[Code that draws figures]
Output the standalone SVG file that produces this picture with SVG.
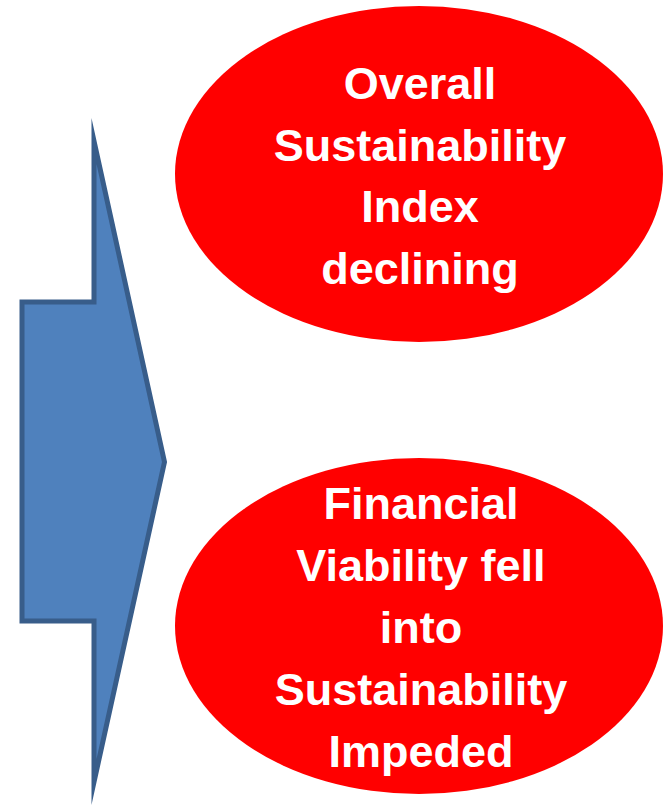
<svg xmlns="http://www.w3.org/2000/svg" width="663" height="805" viewBox="0 0 663 805">
<style>
.bubble{fill:#FF0000;stroke:none}
.lbl{font-family:"Liberation Sans",Arial,sans-serif;font-weight:bold;font-size:45px;fill:#FFFFFF;text-anchor:middle}
.arrow{fill:#4F81BD;stroke:#385D8A;stroke-width:5;stroke-linejoin:miter;stroke-miterlimit:12}
</style>
<rect width="663" height="805" fill="#FFFFFF"/>
<g id="connectors">
<polygon class="arrow" points="22,302 94,302 94,141 164.5,462 94,782 94,621 22,621"/>
</g>
<g id="node-top">
<ellipse class="bubble" cx="419" cy="174" rx="244" ry="168"/>
<text class="lbl" x="420" y="99">Overall</text>
<text class="lbl" x="420" y="161">Sustainability</text>
<text class="lbl" x="420" y="222">Index</text>
<text class="lbl" x="420" y="284">declining</text>
</g>
<g id="node-bottom">
<ellipse class="bubble" cx="419" cy="626" rx="244" ry="168"/>
<text class="lbl" x="421" y="519">Financial</text>
<text class="lbl" x="421" y="581">Viability fell</text>
<text class="lbl" x="421" y="643">into</text>
<text class="lbl" x="421" y="705">Sustainability</text>
<text class="lbl" x="421" y="767">Impeded</text>
</g>
</svg>
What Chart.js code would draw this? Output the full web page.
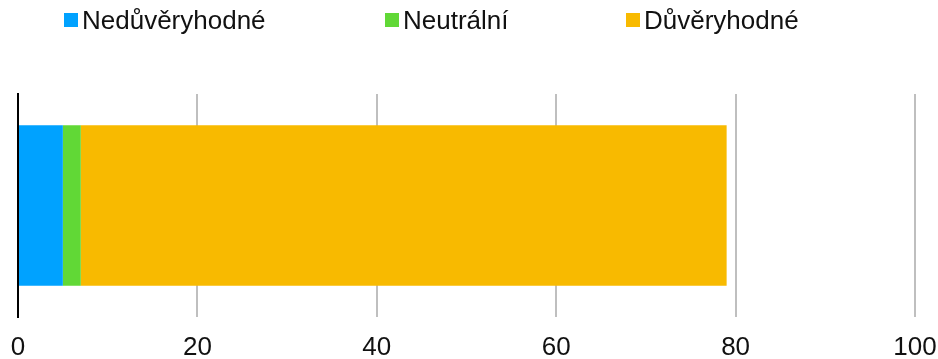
<!DOCTYPE html>
<html>
<head>
<meta charset="utf-8">
<script src="https://cdn.jsdelivr.net/npm/chart.js@4/dist/chart.umd.min.js"></script>
<style>
  body { margin: 0; background: #fff; }
  #wrap { position: relative; width: 938px; height: 359px; }
  #legend { position: absolute; left: 0; top: 0; width: 938px; height: 40px;
            font-family: "Liberation Sans", Arial, sans-serif; font-size: 26px; color: #111; }
  .item { position: absolute; top: 0; height: 40px; display: flex; align-items: center; white-space: nowrap; }
  .box { width: 14px; height: 14px; margin-right: 4px; }
</style>
</head>
<body>
<div id="wrap">
  <canvas id="chart" width="938" height="359"></canvas>
  <div id="legend"></div>
</div>
<script>
// Data
const categories = [''];
const seriesNames = ['Nedůvěryhodné', 'Neutrální', 'Důvěryhodné'];
const untrusted = [5];
const neutral = [2];
const trusted = [72];
const xTicks = [0, 20, 40, 60, 80, 100];

const colors = ['#00a2ff', '#61d836', '#f8ba00'];
const legendLeft = [64, 385, 626];

const values = [untrusted, neutral, trusted];

// Legend built from the datasets
const legendDiv = document.getElementById('legend');
seriesNames.forEach((name, i) => {
    const item = document.createElement('div');
    item.className = 'item';
    item.style.left = legendLeft[i] + 'px';
    item.innerHTML = `<span class="box" style="background:${colors[i]}"></span><span>${name}</span>`;
    legendDiv.appendChild(item);
});

new Chart(document.getElementById('chart'), {
    type: 'bar',
    data: {
        labels: categories,
        datasets: seriesNames.map((name, i) => ({
            label: name,
            data: values[i],
            backgroundColor: colors[i],
            borderWidth: 0,
            categoryPercentage: 0.8,
            barPercentage: 0.9
        }))
    },
    options: {
        indexAxis: 'y',
        responsive: false,
        animation: false,
        layout: { padding: { top: 94, left: 18, right: 23, bottom: -20 } },
        plugins: {
            legend: { display: false },
            tooltip: { enabled: false }
        },
        scales: {
            x: {
                stacked: true,
                min: xTicks[0],
                max: xTicks[xTicks.length - 1],
                afterBuildTicks: axis => { axis.ticks = xTicks.map(v => ({ value: v })); },
                afterFit: axis => { axis.paddingLeft = 0; axis.paddingRight = 0; },
                border: { display: false },
                grid: {
                    drawTicks: false,
                    lineWidth: 2,
                    color: ctx => ctx.tick && ctx.tick.value === 0 ? '#000000' : '#bfbfbf'
                },
                ticks: {
                    padding: 18,
                    color: '#111',
                    font: { family: '"Liberation Sans", Arial, sans-serif', size: 26, lineHeight: 1 }
                }
            },
            y: {
                stacked: true,
                z: 1,
                afterFit: axis => { axis.width = 0; },
                ticks: { display: false },
                grid: { display: false, drawTicks: false },
                border: { display: true, color: '#000000', width: 2 }
            }
        }
    }
});
</script>
</body>
</html>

**WHAT YOU WILL DO**
Scan the listing above for the word "this" and show each line where it is found.

**OUTPUT**
Output the standalone SVG file that produces this picture with SVG.
What Chart.js code would draw this? Output the full web page.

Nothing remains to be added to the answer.